We should hear about it from EASA and possibly other regulating bodies before a RTS if they deem it necessary. Might not apply specifically to took you but just as there are differing views on initial training others might not follow in lockstep with the FAA.
And you need to understand that an FAA rule implemented after Colgan 3407 in 2009 doesn't suddenly make it the absolute gold standard and anyone who doesn't follow that path and that path alone is any less of a pilot. After all you do need to consider the amount of non Cessna training that a pilot goes through before ever setting foot inside an Airbus/Boeing flight deck even to do base training on said type. Unless you mean that airlines from around the world, from major international carriers to regional LCCs are conducting thousands of safe flight operations daily only due to sheer luck.
The "gold standard" that should be applied globally, and should have always been applied, is requiring an airline transport pilot level license for all airline pilots.
Every regional pilot, or aspiring regional pilot in the US should applaud the 1500 hour rule, it's resulted in significant increases in pay at that level.
There are decent, and not so decent ab initio and cadet programs, and then there is the push for MPL. I am fully aware of the "non Cessna" training pilots receive in these programs. These programs produce acceptable systems managers, they do not produce exceptional aviators. A pilot who isn't even qualified to carry passengers in a light airplane by themselves, has no business in an airline cockpit.
I spent several years as the FAA equivalent of a line training captain, and a line check airman before the 1500 hour rule, and have spent thousands of hours working with very low time airline pilots. Good people, but I don't want to be in the back when the captain becomes incapacitated, or the airplane develops serious problems.

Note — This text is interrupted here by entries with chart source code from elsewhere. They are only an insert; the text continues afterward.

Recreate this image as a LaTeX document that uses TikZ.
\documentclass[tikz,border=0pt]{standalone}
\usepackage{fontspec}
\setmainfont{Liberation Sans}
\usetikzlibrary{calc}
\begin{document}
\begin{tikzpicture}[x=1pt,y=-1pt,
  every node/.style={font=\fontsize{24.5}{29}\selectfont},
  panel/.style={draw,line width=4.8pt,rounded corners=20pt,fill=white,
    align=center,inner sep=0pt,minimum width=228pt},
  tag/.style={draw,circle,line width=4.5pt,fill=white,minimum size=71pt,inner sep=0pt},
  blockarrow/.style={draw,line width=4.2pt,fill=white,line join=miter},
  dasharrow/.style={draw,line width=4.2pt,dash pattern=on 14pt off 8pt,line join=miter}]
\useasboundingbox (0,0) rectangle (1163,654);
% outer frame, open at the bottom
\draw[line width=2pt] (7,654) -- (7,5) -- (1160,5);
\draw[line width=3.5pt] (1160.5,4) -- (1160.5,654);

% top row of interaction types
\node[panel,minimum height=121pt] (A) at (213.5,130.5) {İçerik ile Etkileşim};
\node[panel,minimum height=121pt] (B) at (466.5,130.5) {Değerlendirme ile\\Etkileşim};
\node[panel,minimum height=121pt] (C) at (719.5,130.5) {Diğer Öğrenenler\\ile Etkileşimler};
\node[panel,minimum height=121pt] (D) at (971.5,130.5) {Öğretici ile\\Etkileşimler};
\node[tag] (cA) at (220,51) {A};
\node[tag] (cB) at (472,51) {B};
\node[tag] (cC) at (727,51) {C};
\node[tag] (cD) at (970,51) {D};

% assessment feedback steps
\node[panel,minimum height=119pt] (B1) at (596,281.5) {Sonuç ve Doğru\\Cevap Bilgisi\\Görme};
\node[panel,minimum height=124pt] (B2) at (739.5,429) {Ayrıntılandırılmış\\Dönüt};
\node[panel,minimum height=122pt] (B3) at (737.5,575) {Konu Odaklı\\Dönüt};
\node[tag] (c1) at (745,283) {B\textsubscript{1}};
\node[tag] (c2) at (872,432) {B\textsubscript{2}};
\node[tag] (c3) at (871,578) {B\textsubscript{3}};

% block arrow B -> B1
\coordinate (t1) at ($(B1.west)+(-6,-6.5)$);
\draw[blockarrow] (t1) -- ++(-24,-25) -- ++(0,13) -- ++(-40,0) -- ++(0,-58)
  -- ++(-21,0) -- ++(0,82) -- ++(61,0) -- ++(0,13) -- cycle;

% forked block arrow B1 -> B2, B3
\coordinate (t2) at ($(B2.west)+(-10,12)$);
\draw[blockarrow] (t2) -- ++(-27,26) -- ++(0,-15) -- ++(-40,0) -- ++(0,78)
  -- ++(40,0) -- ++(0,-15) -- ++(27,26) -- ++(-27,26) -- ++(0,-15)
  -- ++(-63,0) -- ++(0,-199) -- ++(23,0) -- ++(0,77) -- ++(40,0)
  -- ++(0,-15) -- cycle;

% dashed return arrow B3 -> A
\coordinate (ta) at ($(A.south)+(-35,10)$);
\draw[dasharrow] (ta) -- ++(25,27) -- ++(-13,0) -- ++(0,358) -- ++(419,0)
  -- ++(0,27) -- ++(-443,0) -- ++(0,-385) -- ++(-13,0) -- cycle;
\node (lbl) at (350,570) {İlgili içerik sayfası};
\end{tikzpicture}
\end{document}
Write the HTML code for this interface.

And you signed off the pilots you would not want to fly with?
The ones that met the standards, and I was convinced would be safe line pilots got signed off. When the overall experience of the new hires went way down, and the amount of line training they received almost doubled, I resigned my CKA letter. The job became too much work, and the exposure to unwanted attention from both the company and FAA was too high for what we were paid at the time.
In the 30+ years since I started, the regional industry has come full circle and then some. In the 80's, you couldn't get a job flying a Jetstream/Metroliner or Shorts with less than 2,000 hours total time. As a new hire, my class had a 50% washout rate. We got 25 hours of line training to figure things out, or we were out the door. If the training captain had to take the airplane away from you, that was an unsat, and the training manager would decide if you got sent back for additional training, or were let go.
Then the 90's brought "pay for training". Cut a check for north of $10 grand to the company the first day of training, but people were still lined up out the door for the jobs.
9/11 brought us the "lost decade" for American airline pilots. Very few jobs, very competitive.
When things picked up again, there wasn't anyone in the pipeline, so the airlines started scrambling. New hires could start from an approved 141 school with as little as 200 hours. However, the amount of simulator required to get them out to the line went up, and the amount of line training also had to increase. Some had as much as 100 hours of IOE before they were ready to go be line pilots.
Today, with the 1500 hour rule, regionals are paying huge bonuses to new hires, I've seen as much as $50K advertised. Some are hiring right into the left seat, or forcing first officers to upgrade to captain as soon as they meet the minimums.
I realize I'm in the minority here, but IMHO the only training that should be going on in any airliner full of people is learning the difference between the simulator and the airplane, and the specifics to the airlines route structure. Not teaching someone with very limited actual airplane flying experience, and some simulator experience how to really fly, and manage a 150,000' or bigger airplane.